>>>
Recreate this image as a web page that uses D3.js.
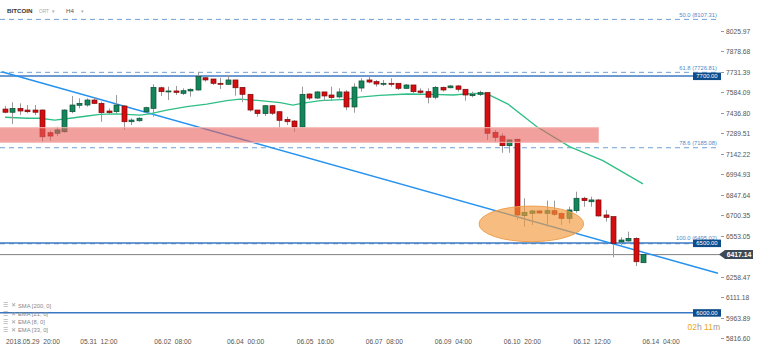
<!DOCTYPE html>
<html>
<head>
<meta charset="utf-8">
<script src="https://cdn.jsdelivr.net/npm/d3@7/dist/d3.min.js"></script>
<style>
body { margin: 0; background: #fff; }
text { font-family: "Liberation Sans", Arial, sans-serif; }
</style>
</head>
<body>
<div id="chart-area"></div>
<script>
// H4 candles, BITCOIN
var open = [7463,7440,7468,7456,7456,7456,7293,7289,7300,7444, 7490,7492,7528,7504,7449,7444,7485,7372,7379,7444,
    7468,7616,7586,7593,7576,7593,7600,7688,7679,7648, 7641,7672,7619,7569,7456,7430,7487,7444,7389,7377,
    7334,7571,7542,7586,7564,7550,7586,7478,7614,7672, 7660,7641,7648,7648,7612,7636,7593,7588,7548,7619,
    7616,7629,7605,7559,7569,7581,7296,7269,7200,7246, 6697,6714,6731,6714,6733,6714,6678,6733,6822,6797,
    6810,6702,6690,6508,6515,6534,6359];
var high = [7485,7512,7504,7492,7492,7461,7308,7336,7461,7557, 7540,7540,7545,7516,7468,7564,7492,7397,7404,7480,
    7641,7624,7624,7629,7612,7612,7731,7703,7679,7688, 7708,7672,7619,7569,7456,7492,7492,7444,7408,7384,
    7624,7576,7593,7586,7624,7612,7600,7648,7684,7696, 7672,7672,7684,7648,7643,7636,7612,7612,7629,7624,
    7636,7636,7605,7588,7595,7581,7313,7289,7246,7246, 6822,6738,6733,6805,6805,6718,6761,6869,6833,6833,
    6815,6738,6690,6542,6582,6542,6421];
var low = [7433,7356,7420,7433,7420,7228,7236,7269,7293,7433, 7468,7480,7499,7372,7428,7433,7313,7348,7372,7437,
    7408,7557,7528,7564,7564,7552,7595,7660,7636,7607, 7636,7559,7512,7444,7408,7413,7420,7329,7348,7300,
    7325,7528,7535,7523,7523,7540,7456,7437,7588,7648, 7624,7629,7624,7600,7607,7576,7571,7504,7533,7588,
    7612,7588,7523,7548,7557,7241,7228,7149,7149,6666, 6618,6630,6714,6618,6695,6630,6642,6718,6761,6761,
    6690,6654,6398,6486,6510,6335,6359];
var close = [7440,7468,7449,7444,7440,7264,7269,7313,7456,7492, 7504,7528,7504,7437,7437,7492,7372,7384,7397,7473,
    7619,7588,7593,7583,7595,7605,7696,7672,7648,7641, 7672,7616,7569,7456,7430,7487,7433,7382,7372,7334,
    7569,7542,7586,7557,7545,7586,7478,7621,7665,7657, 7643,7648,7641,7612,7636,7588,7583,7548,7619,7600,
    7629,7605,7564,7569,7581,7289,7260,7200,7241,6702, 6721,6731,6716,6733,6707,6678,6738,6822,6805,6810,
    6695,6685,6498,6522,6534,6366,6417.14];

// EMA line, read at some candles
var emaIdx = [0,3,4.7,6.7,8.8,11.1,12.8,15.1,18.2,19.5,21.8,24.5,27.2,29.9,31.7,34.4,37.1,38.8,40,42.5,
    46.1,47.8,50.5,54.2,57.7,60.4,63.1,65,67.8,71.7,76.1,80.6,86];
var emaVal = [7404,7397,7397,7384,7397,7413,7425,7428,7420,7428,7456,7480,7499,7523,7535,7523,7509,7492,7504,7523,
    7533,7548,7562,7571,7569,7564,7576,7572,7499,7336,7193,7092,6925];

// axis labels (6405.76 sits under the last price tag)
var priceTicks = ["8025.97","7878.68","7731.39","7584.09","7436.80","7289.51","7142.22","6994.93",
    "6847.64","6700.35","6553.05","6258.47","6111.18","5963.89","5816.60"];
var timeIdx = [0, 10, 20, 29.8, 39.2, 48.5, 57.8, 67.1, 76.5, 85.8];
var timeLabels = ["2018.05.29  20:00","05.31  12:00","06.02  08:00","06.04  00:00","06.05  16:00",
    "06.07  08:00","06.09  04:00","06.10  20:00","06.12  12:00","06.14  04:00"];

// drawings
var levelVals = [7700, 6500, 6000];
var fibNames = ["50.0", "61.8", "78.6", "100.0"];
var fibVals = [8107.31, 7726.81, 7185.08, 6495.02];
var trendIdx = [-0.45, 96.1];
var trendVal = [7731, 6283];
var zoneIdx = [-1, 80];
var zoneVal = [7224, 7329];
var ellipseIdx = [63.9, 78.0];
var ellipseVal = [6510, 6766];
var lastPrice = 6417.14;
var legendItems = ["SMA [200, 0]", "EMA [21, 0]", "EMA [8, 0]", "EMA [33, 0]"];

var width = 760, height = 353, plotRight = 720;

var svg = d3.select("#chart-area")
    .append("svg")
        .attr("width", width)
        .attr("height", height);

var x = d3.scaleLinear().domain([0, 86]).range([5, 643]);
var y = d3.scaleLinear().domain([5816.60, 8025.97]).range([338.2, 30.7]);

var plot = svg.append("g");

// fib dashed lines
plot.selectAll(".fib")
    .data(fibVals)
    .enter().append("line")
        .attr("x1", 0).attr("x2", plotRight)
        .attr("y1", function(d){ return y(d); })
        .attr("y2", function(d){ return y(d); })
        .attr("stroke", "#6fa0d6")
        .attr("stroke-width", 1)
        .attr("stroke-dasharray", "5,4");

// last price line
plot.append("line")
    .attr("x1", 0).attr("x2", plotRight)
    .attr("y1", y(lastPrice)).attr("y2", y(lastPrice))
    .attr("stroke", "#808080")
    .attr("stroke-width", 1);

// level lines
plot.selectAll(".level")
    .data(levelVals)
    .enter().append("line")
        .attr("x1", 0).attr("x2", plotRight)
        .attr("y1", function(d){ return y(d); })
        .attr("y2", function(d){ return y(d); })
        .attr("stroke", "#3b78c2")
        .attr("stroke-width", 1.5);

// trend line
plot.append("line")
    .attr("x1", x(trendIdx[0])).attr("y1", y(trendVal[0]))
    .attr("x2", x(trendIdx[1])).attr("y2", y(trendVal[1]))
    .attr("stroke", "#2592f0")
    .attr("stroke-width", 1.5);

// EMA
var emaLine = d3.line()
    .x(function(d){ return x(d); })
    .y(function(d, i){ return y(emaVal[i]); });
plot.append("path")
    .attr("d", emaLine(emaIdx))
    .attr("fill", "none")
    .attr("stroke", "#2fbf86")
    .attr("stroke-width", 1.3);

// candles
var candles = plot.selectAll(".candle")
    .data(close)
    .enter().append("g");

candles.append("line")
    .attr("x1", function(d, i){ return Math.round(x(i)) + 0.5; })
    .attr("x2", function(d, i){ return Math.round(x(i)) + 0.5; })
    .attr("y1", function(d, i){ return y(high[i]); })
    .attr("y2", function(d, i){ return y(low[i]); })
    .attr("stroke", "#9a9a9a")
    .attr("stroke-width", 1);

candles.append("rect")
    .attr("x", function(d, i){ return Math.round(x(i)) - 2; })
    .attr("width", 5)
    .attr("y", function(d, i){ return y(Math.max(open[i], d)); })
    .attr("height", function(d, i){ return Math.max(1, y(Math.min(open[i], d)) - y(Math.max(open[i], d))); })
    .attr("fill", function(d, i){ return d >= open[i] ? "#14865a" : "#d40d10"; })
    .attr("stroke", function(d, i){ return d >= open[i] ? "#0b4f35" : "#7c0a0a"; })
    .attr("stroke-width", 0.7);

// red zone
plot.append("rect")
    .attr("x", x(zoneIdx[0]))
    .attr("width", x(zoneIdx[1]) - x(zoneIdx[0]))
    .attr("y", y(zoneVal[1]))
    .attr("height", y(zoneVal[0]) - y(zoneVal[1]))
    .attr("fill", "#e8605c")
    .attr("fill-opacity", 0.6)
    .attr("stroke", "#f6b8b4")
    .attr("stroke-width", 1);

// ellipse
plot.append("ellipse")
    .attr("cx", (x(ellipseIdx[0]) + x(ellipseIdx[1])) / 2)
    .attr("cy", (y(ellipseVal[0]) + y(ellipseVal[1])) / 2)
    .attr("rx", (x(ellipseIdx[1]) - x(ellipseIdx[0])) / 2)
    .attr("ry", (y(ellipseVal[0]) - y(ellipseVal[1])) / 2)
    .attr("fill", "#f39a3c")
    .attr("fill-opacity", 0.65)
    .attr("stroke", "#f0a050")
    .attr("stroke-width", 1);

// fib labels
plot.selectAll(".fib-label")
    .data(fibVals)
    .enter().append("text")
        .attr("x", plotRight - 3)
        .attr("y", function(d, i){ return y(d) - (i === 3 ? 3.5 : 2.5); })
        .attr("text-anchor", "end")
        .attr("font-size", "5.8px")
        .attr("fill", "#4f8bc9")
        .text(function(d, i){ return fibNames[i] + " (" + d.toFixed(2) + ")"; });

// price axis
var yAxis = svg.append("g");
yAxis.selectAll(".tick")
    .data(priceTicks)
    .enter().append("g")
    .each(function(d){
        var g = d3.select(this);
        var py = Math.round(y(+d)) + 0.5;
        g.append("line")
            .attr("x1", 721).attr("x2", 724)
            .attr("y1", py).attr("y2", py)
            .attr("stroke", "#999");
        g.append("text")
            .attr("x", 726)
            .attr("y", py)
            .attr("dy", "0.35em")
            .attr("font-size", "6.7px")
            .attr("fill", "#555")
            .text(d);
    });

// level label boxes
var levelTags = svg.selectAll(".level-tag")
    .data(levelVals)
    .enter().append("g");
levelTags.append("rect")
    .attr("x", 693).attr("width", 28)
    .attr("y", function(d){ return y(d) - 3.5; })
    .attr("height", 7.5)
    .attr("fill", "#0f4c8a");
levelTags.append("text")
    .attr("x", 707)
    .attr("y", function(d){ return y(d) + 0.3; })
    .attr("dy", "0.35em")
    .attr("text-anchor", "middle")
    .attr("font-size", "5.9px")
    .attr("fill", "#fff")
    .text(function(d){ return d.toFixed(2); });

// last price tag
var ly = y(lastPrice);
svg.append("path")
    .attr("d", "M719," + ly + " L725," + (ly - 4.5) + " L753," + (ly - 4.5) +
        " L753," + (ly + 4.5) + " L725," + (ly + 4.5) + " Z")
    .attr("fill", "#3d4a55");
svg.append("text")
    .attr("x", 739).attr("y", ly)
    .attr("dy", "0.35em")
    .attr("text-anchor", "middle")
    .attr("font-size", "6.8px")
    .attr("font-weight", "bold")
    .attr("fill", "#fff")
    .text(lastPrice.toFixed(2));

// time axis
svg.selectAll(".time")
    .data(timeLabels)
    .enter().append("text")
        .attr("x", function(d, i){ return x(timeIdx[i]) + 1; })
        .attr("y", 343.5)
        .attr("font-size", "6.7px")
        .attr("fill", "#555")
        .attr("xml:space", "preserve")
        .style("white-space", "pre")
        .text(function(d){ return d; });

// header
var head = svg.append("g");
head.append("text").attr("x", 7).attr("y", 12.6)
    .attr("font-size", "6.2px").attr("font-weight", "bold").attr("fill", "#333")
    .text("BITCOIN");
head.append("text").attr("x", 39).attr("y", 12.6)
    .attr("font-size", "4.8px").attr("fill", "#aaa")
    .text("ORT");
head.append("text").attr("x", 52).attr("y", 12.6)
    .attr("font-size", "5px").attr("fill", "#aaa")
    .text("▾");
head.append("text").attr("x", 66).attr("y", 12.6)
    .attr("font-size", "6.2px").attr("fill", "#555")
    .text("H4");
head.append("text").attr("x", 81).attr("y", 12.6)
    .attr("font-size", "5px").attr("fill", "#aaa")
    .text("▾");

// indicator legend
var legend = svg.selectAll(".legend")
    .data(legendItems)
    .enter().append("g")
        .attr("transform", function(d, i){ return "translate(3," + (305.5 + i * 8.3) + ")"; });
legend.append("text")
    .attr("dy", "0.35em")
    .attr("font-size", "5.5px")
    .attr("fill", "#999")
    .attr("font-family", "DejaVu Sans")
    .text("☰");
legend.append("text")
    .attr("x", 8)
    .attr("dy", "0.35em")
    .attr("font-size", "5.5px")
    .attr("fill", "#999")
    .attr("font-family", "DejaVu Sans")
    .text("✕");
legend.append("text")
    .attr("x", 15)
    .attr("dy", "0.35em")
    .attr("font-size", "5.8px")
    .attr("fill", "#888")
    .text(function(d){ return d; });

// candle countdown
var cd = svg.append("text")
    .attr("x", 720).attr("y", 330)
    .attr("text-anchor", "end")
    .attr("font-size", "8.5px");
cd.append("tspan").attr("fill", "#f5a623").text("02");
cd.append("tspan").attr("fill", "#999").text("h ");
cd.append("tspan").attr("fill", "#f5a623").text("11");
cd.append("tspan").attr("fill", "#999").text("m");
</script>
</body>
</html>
<<<
YOUR INSTRUCTIONS:
From the data above, copy each line that holds "this".

WORKED SOLUTION:
Recreate this image as a web page that uses D3.js.
        var g = d3.select(this);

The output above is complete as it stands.